■ **Given instruction**:
The listing below is the input. Say how many of its lines contain "code", giving the number alone.

■ **Collected material**:

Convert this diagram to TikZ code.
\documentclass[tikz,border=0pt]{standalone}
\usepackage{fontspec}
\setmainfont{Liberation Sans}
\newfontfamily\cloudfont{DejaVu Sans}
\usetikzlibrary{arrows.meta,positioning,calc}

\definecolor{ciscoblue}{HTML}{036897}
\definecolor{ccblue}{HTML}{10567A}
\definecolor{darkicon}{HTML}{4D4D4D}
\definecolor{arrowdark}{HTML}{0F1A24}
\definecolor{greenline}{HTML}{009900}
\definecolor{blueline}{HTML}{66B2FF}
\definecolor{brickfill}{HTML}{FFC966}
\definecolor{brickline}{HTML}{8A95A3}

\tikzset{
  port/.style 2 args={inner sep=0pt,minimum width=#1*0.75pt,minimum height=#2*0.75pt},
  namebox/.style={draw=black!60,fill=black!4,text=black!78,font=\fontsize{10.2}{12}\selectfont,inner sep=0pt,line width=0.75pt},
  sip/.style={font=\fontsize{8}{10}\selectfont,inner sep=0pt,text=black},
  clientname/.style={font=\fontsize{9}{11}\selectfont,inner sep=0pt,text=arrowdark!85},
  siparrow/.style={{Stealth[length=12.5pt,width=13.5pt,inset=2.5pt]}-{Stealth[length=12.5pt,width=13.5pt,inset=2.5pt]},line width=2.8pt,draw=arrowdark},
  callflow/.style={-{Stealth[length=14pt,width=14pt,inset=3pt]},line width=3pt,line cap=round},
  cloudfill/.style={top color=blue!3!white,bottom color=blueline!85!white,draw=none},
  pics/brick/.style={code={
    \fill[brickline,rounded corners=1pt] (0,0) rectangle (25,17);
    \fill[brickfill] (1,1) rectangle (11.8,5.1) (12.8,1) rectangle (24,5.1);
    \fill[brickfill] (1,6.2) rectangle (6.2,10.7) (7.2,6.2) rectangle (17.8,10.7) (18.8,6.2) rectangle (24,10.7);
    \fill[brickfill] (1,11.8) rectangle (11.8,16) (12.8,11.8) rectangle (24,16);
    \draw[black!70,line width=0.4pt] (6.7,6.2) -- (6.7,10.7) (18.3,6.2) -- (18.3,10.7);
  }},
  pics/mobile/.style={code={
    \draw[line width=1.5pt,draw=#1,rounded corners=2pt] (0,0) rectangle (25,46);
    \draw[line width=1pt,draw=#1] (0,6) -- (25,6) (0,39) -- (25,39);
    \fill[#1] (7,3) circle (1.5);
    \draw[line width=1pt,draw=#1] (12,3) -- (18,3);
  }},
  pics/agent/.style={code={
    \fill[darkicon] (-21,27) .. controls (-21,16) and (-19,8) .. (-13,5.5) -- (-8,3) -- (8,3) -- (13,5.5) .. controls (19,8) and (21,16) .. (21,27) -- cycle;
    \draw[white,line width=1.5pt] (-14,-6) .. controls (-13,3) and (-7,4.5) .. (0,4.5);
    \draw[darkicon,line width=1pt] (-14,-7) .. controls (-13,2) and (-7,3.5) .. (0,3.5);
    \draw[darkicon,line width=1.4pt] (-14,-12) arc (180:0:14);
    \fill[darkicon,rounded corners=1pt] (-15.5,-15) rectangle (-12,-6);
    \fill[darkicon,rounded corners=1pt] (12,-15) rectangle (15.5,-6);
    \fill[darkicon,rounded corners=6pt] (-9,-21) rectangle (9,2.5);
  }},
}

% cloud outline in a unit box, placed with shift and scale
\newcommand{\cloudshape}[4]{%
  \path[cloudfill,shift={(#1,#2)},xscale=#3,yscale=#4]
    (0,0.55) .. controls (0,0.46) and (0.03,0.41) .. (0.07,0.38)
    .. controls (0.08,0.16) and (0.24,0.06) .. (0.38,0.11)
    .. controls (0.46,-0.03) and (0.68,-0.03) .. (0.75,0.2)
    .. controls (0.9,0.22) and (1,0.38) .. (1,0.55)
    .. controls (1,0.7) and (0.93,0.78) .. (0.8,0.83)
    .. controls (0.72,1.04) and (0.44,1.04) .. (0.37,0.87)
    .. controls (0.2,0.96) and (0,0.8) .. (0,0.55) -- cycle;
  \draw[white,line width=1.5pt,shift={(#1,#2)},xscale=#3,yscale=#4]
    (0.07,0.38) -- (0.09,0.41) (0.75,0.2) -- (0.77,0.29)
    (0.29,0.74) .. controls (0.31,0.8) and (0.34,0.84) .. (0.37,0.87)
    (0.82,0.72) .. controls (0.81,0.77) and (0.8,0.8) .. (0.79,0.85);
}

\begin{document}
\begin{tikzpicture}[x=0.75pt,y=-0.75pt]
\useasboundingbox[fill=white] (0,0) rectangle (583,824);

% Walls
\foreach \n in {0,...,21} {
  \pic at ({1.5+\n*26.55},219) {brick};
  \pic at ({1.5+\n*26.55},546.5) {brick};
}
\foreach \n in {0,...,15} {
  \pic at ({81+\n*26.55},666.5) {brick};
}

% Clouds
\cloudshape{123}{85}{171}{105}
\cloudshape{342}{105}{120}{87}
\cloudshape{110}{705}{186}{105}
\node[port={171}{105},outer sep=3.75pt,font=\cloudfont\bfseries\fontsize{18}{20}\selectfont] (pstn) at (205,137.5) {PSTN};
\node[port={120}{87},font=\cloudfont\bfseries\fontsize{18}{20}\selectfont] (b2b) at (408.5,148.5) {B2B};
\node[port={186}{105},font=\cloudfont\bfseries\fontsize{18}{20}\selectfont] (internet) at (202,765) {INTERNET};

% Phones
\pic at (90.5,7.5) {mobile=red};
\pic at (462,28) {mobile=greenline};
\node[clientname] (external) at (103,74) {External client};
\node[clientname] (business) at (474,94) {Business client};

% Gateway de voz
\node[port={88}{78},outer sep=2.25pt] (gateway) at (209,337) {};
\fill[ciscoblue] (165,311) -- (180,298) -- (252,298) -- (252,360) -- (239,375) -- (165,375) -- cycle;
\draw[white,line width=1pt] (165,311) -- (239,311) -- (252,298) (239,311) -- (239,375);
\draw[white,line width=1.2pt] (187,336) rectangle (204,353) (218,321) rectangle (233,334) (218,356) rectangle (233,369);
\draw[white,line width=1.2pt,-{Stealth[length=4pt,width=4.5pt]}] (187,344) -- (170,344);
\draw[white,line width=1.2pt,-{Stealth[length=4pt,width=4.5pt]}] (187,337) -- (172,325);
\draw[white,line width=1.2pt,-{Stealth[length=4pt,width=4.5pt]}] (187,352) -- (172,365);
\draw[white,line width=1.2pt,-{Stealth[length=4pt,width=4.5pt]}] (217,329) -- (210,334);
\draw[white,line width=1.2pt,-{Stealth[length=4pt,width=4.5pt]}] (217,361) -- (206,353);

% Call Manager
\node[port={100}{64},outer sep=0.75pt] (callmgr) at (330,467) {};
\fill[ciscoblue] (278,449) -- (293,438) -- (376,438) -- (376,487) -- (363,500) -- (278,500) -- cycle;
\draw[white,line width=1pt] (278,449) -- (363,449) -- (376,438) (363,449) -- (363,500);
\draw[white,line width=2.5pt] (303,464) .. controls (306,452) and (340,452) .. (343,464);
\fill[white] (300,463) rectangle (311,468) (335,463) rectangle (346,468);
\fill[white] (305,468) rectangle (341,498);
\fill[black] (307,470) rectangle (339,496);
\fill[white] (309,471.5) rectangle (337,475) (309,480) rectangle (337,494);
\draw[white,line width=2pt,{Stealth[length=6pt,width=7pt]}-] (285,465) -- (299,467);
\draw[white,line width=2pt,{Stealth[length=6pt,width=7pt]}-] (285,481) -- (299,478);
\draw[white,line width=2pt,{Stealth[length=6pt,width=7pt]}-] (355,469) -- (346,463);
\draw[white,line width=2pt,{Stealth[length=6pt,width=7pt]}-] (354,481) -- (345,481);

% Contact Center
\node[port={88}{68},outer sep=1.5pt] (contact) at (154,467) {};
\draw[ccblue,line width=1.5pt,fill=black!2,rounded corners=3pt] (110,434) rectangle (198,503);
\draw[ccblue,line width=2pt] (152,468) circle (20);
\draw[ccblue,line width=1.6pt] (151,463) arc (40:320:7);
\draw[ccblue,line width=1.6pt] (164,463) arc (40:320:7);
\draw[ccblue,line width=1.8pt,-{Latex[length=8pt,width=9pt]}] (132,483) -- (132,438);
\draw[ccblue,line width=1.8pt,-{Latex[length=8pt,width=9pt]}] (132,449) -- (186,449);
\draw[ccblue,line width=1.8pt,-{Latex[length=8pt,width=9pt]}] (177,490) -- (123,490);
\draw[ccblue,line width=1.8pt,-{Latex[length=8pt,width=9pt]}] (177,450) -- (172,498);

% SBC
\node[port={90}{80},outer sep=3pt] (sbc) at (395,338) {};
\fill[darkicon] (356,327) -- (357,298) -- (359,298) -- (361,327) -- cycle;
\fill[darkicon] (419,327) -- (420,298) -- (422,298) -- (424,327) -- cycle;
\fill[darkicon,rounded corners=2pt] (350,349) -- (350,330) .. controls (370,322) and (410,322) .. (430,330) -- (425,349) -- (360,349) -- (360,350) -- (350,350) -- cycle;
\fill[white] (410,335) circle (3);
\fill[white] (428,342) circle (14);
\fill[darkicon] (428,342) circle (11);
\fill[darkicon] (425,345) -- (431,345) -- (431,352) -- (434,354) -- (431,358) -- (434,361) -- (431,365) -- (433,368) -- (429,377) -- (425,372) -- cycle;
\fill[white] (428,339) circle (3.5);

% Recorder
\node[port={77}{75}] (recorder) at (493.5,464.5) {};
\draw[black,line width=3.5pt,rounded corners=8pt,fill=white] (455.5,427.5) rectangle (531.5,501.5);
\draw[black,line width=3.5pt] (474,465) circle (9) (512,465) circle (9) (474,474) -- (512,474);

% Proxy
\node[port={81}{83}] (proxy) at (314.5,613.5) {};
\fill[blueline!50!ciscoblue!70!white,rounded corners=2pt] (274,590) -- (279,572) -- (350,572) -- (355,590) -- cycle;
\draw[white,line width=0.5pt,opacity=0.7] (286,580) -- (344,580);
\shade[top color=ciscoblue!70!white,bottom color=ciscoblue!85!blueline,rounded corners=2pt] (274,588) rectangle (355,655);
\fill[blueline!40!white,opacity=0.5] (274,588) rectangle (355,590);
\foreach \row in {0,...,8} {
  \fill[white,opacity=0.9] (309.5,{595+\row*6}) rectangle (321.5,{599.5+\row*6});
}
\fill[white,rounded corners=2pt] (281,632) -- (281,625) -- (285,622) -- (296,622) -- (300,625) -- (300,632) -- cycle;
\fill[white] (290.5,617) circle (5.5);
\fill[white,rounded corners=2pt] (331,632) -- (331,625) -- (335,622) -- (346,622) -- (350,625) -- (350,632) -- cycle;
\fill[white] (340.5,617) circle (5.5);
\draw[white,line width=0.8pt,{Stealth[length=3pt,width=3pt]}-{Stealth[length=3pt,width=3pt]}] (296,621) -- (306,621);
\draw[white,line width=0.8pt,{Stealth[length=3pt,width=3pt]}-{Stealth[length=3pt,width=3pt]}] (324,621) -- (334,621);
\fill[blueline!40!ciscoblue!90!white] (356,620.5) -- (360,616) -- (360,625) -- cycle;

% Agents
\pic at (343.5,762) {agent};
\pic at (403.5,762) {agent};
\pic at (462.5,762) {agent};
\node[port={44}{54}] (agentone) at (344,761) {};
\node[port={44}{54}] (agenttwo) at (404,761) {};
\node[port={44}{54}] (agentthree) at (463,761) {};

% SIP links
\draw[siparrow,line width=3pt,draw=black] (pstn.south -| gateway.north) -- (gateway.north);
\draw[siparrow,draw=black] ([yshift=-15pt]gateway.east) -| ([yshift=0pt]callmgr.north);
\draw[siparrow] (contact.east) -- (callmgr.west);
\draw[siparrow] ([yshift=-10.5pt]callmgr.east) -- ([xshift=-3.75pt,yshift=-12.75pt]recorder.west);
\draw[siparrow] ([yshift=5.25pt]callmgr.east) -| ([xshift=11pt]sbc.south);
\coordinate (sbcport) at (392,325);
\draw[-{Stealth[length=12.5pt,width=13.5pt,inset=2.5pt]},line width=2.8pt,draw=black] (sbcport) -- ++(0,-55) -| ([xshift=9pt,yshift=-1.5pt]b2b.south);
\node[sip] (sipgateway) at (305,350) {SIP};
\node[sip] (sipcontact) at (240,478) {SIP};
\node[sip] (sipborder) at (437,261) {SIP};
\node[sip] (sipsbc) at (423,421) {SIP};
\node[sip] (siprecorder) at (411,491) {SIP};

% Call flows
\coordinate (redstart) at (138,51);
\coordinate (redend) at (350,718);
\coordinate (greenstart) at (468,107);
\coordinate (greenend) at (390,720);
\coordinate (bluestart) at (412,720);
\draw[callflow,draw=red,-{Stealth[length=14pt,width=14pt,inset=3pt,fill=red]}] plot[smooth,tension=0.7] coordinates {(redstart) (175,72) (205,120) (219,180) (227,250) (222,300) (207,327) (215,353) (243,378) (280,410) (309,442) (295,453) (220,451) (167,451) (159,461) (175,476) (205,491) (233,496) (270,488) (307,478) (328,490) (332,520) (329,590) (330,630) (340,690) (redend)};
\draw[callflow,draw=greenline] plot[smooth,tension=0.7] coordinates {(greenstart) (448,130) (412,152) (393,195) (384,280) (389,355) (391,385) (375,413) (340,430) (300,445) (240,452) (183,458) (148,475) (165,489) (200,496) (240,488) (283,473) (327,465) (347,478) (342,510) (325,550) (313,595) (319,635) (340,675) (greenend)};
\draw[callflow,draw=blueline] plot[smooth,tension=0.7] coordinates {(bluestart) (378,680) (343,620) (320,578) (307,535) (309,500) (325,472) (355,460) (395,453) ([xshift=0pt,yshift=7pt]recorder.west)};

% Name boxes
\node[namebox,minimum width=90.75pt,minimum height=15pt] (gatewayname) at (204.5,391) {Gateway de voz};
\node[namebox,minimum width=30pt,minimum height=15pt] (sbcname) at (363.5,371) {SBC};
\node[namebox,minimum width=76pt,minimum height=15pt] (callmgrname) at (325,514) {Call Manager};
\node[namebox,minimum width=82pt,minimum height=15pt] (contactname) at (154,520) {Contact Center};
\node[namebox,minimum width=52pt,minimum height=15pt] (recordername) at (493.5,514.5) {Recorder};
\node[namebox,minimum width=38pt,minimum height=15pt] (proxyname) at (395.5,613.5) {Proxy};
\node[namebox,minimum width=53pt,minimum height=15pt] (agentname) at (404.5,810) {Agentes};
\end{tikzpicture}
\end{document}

■ **Worked solution**:
4